1,2, 3 Questions – Docteur Éric HENRY

Docteur Éric HENRY, Médecin généraliste et président de l’association Soins aux professionnels de santé

Quelle est la raison d’être de l’association Soins aux professionnels de santé ?

Depuis les années 2000, les restructurations du secteur de la santé ont mené à une concentration et une rentabilisation de l’offre de soins, au détriment des équipes soignantes. C’est pourquoi en 2015, pour leur venir en aide, l’association SPS, Soins aux professionnels de la santé, a été créée. Le soin du soignant est crucial et le non-respect du soignant déstabilise l’ensemble du système de soins.

Et puis en 2017, la notion de qualité de vie au travail a posé la question de la santé mentale des soignants. Chacun s’est alors interrogé sur le sens à donner à sa vie professionnelle.

Pour quels types de problématiques êtes-vous sollicités ?

Le danger principal auquel nous devons faire face est le risque de suicide. Cependant, les raisons du passage à l’acte dépendent de la période.

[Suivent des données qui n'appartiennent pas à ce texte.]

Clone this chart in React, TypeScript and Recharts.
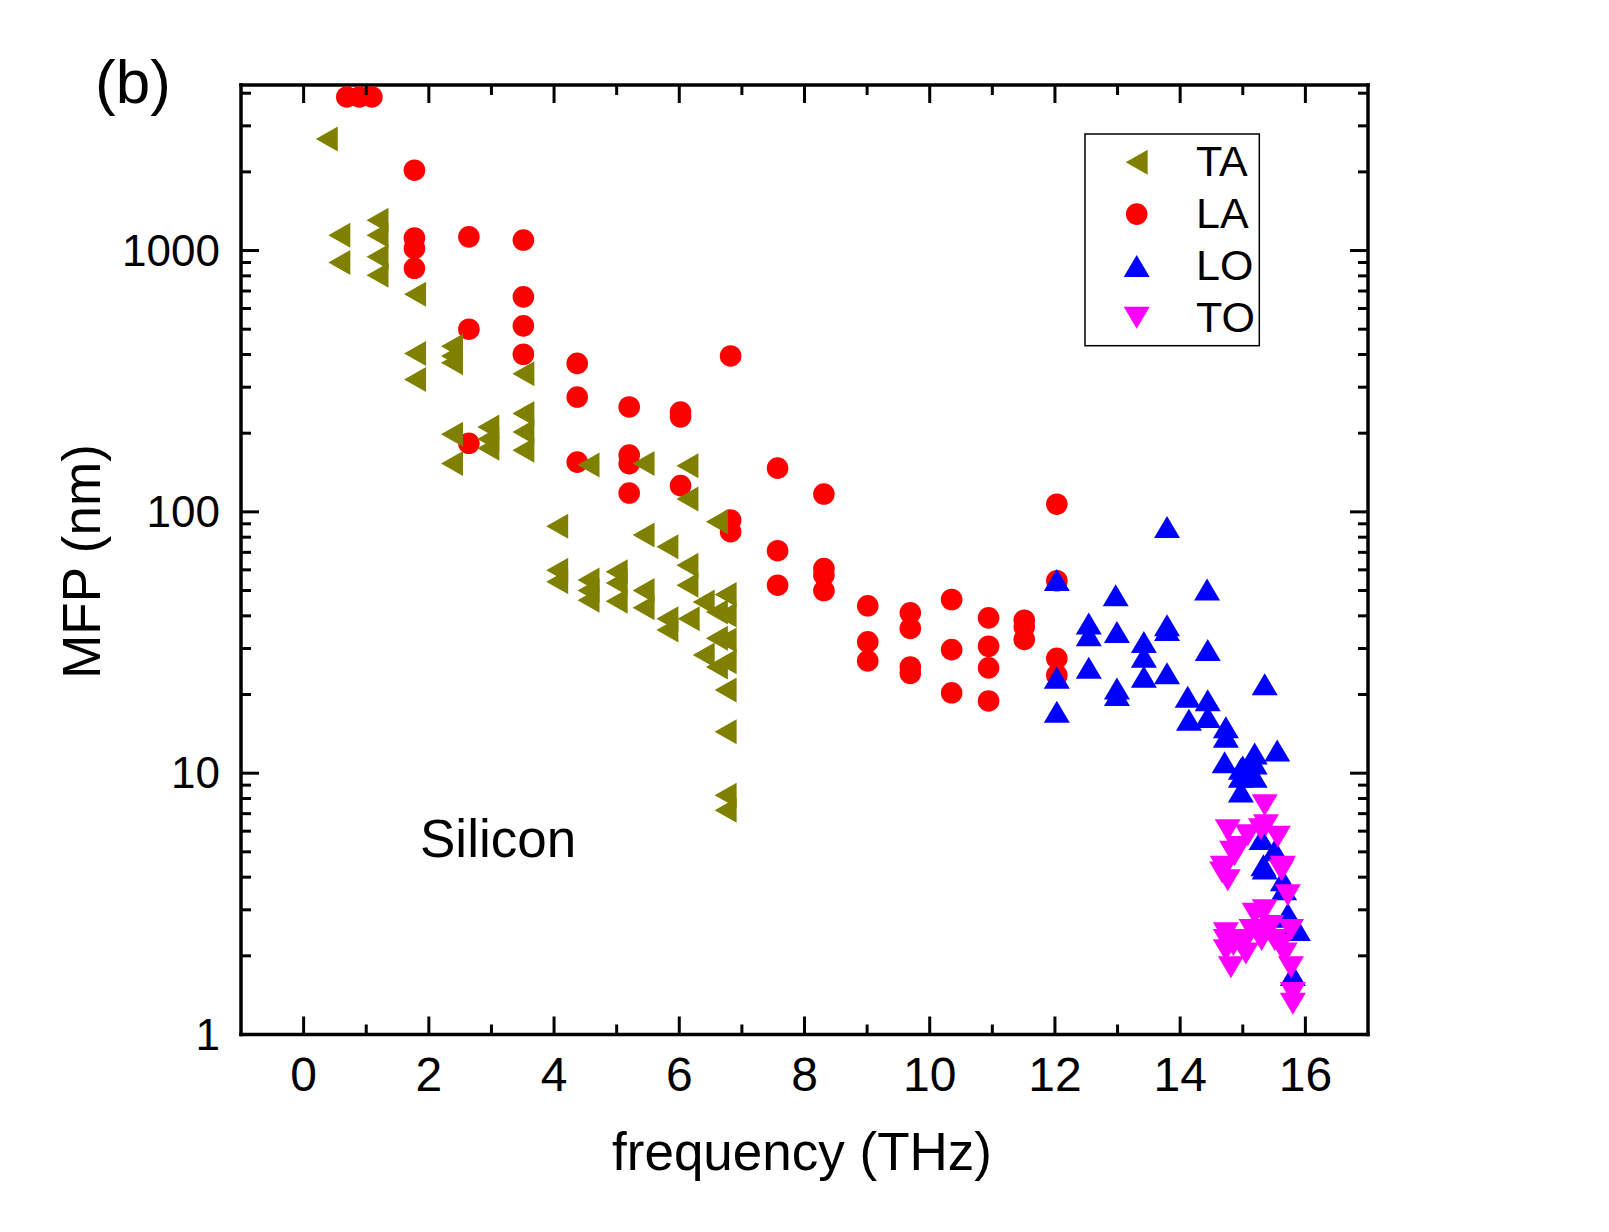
import React from 'react';
import { ScatterChart, Scatter, XAxis, YAxis } from 'recharts';

const FONT = '"Liberation Sans", Arial, Helvetica, sans-serif';

// Phonon mean free path in silicon: [frequency (THz), MFP (nm)]
const TA_POINTS: [number, number][] = [
  [0.37, 2670], [0.57, 1145], [0.57, 900],
  [1.18, 1307], [1.18, 1145], [1.18, 946], [1.18, 805],
  [1.78, 681], [1.78, 404], [1.78, 321],
  [2.37, 430], [2.37, 395], [2.37, 372], [2.37, 198], [2.37, 153],
  [2.95, 211], [2.95, 190], [2.95, 175],
  [3.51, 338], [3.51, 238], [3.51, 202], [3.51, 172],
  [4.05, 88], [4.05, 59.8], [4.05, 54],
  [4.55, 151], [4.55, 54.8], [4.55, 50], [4.55, 45.9],
  [5.0, 59], [5.0, 53.4], [5.0, 45.5],
  [5.43, 153], [5.43, 81.5], [5.43, 50], [5.43, 43],
  [5.81, 73.5], [5.81, 39], [5.81, 35.3],
  [6.13, 150], [6.13, 112], [6.13, 62.5], [6.13, 52.4], [6.15, 39],
  [6.39, 45.2], [6.39, 28.3],
  [6.6, 91.6], [6.6, 41.4], [6.6, 32.8], [6.6, 25.5],
  [6.74, 48.3], [6.74, 40.3], [6.74, 32.3], [6.74, 26.7], [6.74, 20.8],
  [6.74, 14.4], [6.74, 8.24], [6.74, 7.22],
];

const LA_POINTS: [number, number][] = [
  [0.69, 3870], [0.89, 3870], [1.09, 3870],
  [1.77, 2030], [1.77, 1117], [1.77, 1019], [1.77, 855],
  [2.64, 1128], [2.64, 500], [2.64, 183],
  [3.51, 1097], [3.51, 665], [3.51, 515], [3.51, 401],
  [4.37, 370], [4.37, 275], [4.37, 155],
  [5.2, 252], [5.2, 165], [5.2, 153], [5.2, 118],
  [6.02, 241], [6.02, 231], [6.02, 126],
  [6.82, 395], [6.82, 93], [6.82, 84],
  [7.57, 147], [7.57, 71], [7.57, 52.4],
  [8.31, 117], [8.31, 60.7], [8.31, 57.3], [8.31, 50],
  [9.01, 43.7], [9.01, 31.8], [9.01, 26.9],
  [9.69, 41.1], [9.69, 35.8], [9.69, 25.5], [9.69, 24.1],
  [10.35, 46.2], [10.35, 29.7], [10.35, 20.3],
  [10.94, 39.3], [10.94, 30.6], [10.94, 25.3], [10.94, 18.9],
  [11.51, 38.5], [11.51, 36.3], [11.51, 32.5],
  [12.03, 107], [12.03, 54.5], [12.03, 27.5], [12.03, 23.7],
];

const LO_POINTS: [number, number][] = [
  [12.03, 54.8], [12.03, 23.2], [12.03, 17.2],
  [12.54, 37.4], [12.54, 33.7], [12.54, 25.3],
  [12.97, 48], [12.99, 34.7], [12.99, 21.1], [12.99, 19.9],
  [13.42, 31.8], [13.42, 27.9], [13.42, 23.4],
  [13.79, 87.6], [13.79, 36.8], [13.79, 35.3], [13.79, 24.1],
  [14.12, 19.6], [14.14, 16.0],
  [14.43, 50.5], [14.44, 29.6], [14.44, 19.0], [14.44, 16.4],
  [14.73, 15.0], [14.73, 13.8], [14.71, 11.0],
  [15.35, 21.9], [15.55, 12.2], [15.19, 11.9], [15.19, 10.9],
  [15.0, 10.6], [15.1, 10.0], [14.97, 10.4], [14.97, 9.7], [15.19, 9.7], [14.97, 8.5],
  [15.3, 5.6], [15.51, 5.07], [15.33, 4.44], [15.35, 4.32], [15.64, 3.89],
  [15.66, 3.6], [15.72, 2.9], [15.72, 2.82], [15.83, 2.58], [15.88, 2.51], [15.8, 1.69],
];

const TO_POINTS: [number, number][] = [
  [15.35, 7.54], [14.76, 6.05], [15.37, 6.32], [15.29, 6.1], [15.08, 5.79], [15.56, 5.71],
  [14.92, 5.22], [14.87, 4.86], [14.83, 5.0], [14.68, 4.38], [14.67, 4.17], [14.76, 3.89],
  [15.64, 4.38], [15.62, 4.25], [15.72, 3.41],
  [14.73, 2.44], [14.73, 2.3], [14.73, 2.1], [14.81, 1.81], [14.85, 2.2],
  [14.95, 2.3], [15.0, 2.2], [15.05, 2.04], [15.14, 2.51], [15.19, 2.9], [15.25, 2.5],
  [15.35, 2.99], [15.3, 2.3], [15.45, 2.6], [15.51, 2.3], [15.6, 2.2], [15.67, 2.04],
  [15.77, 2.51], [15.77, 1.81], [15.8, 1.44], [15.8, 1.31],
];

const X_TICKS = [0, 1, 2, 3, 4, 5, 6, 7, 8, 9, 10, 11, 12, 13, 14, 15, 16];
const X_DOMAIN: [number, number] = [-1, 17];
const Y_DOMAIN: [number, number] = [1, 4300];
const Y_TICKS = [
  1, 2, 3, 4, 5, 6, 7, 8, 9,
  10, 20, 30, 40, 50, 60, 70, 80, 90,
  100, 200, 300, 400, 500, 600, 700, 800, 900,
  1000, 2000, 3000, 4000,
];

const COLORS = { TA: '#808000', LA: '#ff0000', LO: '#0000ff', TO: '#ff00ff' };

const toRows = (pts: [number, number][]) => pts.map(([f, mfp]) => ({ f, mfp }));

const MAJOR = 18;
const MINOR = 10;
const TICK_W = 3;

const isDecade = (v: number) => Math.abs(Math.log10(v) - Math.round(Math.log10(v))) < 1e-9;

// Marker shapes (centred on their bounding box)
const TriLeft = ({ cx, cy, fill }: any) => (
  <polygon points={`${cx - 11},${cy} ${cx + 11},${cy - 12.5} ${cx + 11},${cy + 12.5}`} fill={fill} />
);
const TriUp = ({ cx, cy, fill }: any) => (
  <polygon points={`${cx},${cy - 11} ${cx + 13},${cy + 11} ${cx - 13},${cy + 11}`} fill={fill} />
);
const TriDown = ({ cx, cy, fill }: any) => (
  <polygon points={`${cx},${cy + 11} ${cx + 13},${cy - 11} ${cx - 13},${cy - 11}`} fill={fill} />
);
const Dot = ({ cx, cy, fill }: any) => <circle cx={cx} cy={cy} r={10.8} fill={fill} />;

const BottomTick = ({ x, y, payload }: any) => {
  const v = payload.value;
  const major = v % 2 === 0;
  return (
    <g>
      <line x1={x} x2={x} y1={y} y2={y - (major ? MAJOR : MINOR)} stroke="#000" strokeWidth={TICK_W} />
      {major && (
        <text x={x} y={y + 56} textAnchor="middle" fontSize={48} fontFamily={FONT} fill="#000">
          {v}
        </text>
      )}
    </g>
  );
};

const TopTick = ({ x, y, payload }: any) => {
  const major = payload.value % 2 === 0;
  return <line x1={x} x2={x} y1={y} y2={y + (major ? MAJOR : MINOR)} stroke="#000" strokeWidth={TICK_W} />;
};

const LeftTick = ({ x, y, payload }: any) => {
  const v = payload.value;
  const major = isDecade(v);
  return (
    <g>
      <line x1={x} x2={x + (major ? MAJOR : MINOR)} y1={y} y2={y} stroke="#000" strokeWidth={TICK_W} />
      {major && (
        <text x={x - 21} y={y + 15} textAnchor="end" fontSize={44} fontFamily={FONT} fill="#000">
          {v}
        </text>
      )}
    </g>
  );
};

const RightTick = ({ x, y, payload }: any) => {
  const major = isDecade(payload.value);
  return <line x1={x} x2={x - (major ? MAJOR : MINOR)} y1={y} y2={y} stroke="#000" strokeWidth={TICK_W} />;
};

const axisLine = { stroke: '#000', strokeWidth: 3.5, strokeLinecap: 'square' as const };

const LEGEND = [
  { name: 'TA', Shape: TriLeft, color: COLORS.TA },
  { name: 'LA', Shape: Dot, color: COLORS.LA },
  { name: 'LO', Shape: TriUp, color: COLORS.LO },
  { name: 'TO', Shape: TriDown, color: COLORS.TO },
];

const W = 1593;
const H = 1216;

export default function App() {
  return (
    <div style={{ position: 'relative', width: W, height: H, background: '#fff' }}>
      <ScatterChart width={W} height={H} margin={{ top: 67, right: 223, bottom: 89.5, left: 133 }}>
        <XAxis
          xAxisId="bottom"
          type="number"
          dataKey="f"
          domain={X_DOMAIN}
          allowDataOverflow
          ticks={X_TICKS}
          interval={0}
          tickSize={0}
          tickMargin={0}
          tickLine={false}
          axisLine={axisLine}
          tick={BottomTick}
          height={100}
        />
        <XAxis
          xAxisId="top"
          orientation="top"
          type="number"
          dataKey="f"
          domain={X_DOMAIN}
          allowDataOverflow
          ticks={X_TICKS}
          interval={0}
          tickSize={0}
          tickMargin={0}
          tickLine={false}
          axisLine={axisLine}
          tick={TopTick}
          height={10}
        />
        <YAxis
          yAxisId="left"
          type="number"
          dataKey="mfp"
          scale="log"
          domain={Y_DOMAIN}
          allowDataOverflow
          ticks={Y_TICKS}
          interval={0}
          tickSize={0}
          tickMargin={0}
          tickLine={false}
          axisLine={axisLine}
          tick={LeftTick}
          width={100}
        />
        <YAxis
          yAxisId="right"
          orientation="right"
          type="number"
          dataKey="mfp"
          scale="log"
          domain={Y_DOMAIN}
          allowDataOverflow
          ticks={Y_TICKS}
          interval={0}
          tickSize={0}
          tickMargin={0}
          tickLine={false}
          axisLine={axisLine}
          tick={RightTick}
          width={10}
        />
        <Scatter
          name="LA"
          xAxisId="bottom"
          yAxisId="left"
          data={toRows(LA_POINTS)}
          isAnimationActive={false}
          shape={(p: any) => <Dot cx={p.cx} cy={p.cy} fill={COLORS.LA} />}
        />
        <Scatter
          name="TA"
          xAxisId="bottom"
          yAxisId="left"
          data={toRows(TA_POINTS)}
          isAnimationActive={false}
          shape={(p: any) => <TriLeft cx={p.cx} cy={p.cy} fill={COLORS.TA} />}
        />
        <Scatter
          name="LO"
          xAxisId="bottom"
          yAxisId="left"
          data={toRows(LO_POINTS)}
          isAnimationActive={false}
          shape={(p: any) => <TriUp cx={p.cx} cy={p.cy} fill={COLORS.LO} />}
        />
        <Scatter
          name="TO"
          xAxisId="bottom"
          yAxisId="left"
          data={toRows(TO_POINTS)}
          isAnimationActive={false}
          shape={(p: any) => <TriDown cx={p.cx} cy={p.cy} fill={COLORS.TO} />}
        />
      </ScatterChart>
      <svg
        width={W}
        height={H}
        style={{ position: 'absolute', left: 0, top: 0, pointerEvents: 'none' }}
        fontFamily={FONT}
      >
        <text x={87} y={95} fontSize={62} fill="#000">(b)</text>
        <text transform="translate(92,553.5) rotate(-90)" textAnchor="middle" fontSize={53} fill="#000">
          MFP (nm)
        </text>
        <text x={794} y={1162} textAnchor="middle" fontSize={53} fill="#000">frequency (THz)</text>
        <text x={412} y={849} fontSize={53} fill="#000">Silicon</text>
        <rect x={1077} y={126} width={174.3} height={211.7} fill="#fff" stroke="#000" strokeWidth={1.5} />
        {LEGEND.map((item, i) => {
          const cy = 154.3 + i * 51.8;
          const { Shape } = item;
          return (
            <g key={item.name}>
              <Shape cx={1128.7} cy={cy} fill={item.color} />
              <text x={1188} y={cy + 14} fontSize={43} fill="#000">{item.name}</text>
            </g>
          );
        })}
      </svg>
    </div>
  );
}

La crise du Covid a entraîné une surexploitation des personnels en réanimation notamment. Lors de la réouverture des blocs opératoires, ces mêmes personnes ont repris leurs activités et ont dû rattraper le retard du fait des déprogrammations. Épuisées, elles refusent les cadences imposées et désertent le secteur du soin. Ces désaffections engendrent des difficultés organisationnelles pour l’ensemble des équipes. De plus, les jeunes soignants réfutent le modèle de santé proposé. Ils veulent choisir leur rythme et leurs conditions de travail.

Actuellement, les sollicitations pour des problèmes de management sont nombreuses. Les soignants ne supportent plus les décisions imposées par une hiérarchie qui ignore la réalité du terrain.

Et puis, les groupes WhatsApp ou autres sollicitent les personnels en permanence, sans respect de la vie privée, alors que les soignants ont besoin de temps de déconnexion efficace. Il existe des organisations que nous avons mises en œuvre, dans lesquelles un coordinateur gère les plannings selon les disponibilités et les envies de chacun. La réintroduction d’un échange direct via un humain et respectueux de tous, permet d’avancer en évitant cristallisations et tensions.

En matière de santé mentale, les sollicitations les plus alarmantes proviennent des étudiants en formation infirmière. Durant leurs stages, certains élèves sont insultés, délaissés et humiliés. C’est inacceptable.

Comment améliorer la situation ?

La transversalité, le respect de toutes les parties prenantes pour restaurer la satisfaction d’un travail bien fait. À tous les niveaux, les équipes doivent être impliquées et se rencontrer pour comprendre les attentes de chacun afin de définir l’organisation optimale. En ville, les CPTS (Communautés professionnelles territoriales en santé) proposent aux personnels : médecins, infirmiers, pharmaciens, assistants de vie, la mise en commun des compétences pour organiser la prise en charge sur un territoire. Les établissements pourraient s’en inspirer afin de définir une charte du travailler ensemble. Vue de l’extérieur, cette démarche semble tellement évidente et pourtant…

L’association SPS propose des Journées d’ateliers dynamiques et d’échanges en santé (JADES) en ligne ou en présentiel pour ses adhérents, et des ateliers eJADES (tous les mardis et jeudis de 19h à 20h en visioconférence) gratuitement pour tous les professionnels de la santé et les étudiants. Depuis 2021, 48 formations ont été proposées, notamment sur le repérage et la prise en charge des soignants en souffrance. Nous soulageons le système de santé, prenons soin et accompagnons individuellement les plus de 7 O00 soignants qui nous sollicitent chaque année. Dans certains cas, nous proposons une médiation.

Quelle feuille de route pour 2023 puis 2024 ?

Nous sommes déjà présents partout en France et nous disposons d’une Maison des soignants à Paris (4 rue de Traktir – 75116 Paris). Cette année, nous travaillons à l’ouverture de 2 antennes régionales en Occitanie et en Grand-Est.

Nous souhaitons que toutes les ARS contribuent à nos activités sachant que notre budget, renégocié chaque année, provient de subventions du gouvernement (80 %), de la Sécurité sociale, de fondations, de quelques laboratoires et de donateurs.

Nous voudrions que l’ensemble des établissements de l’hospitalisation privée adhère à l’association SPS pour que nous puissions promouvoir un système qui vienne en aide à tous les soignants. Nous disposons de solutions dont nous sommes prêts à faire profiter le privé.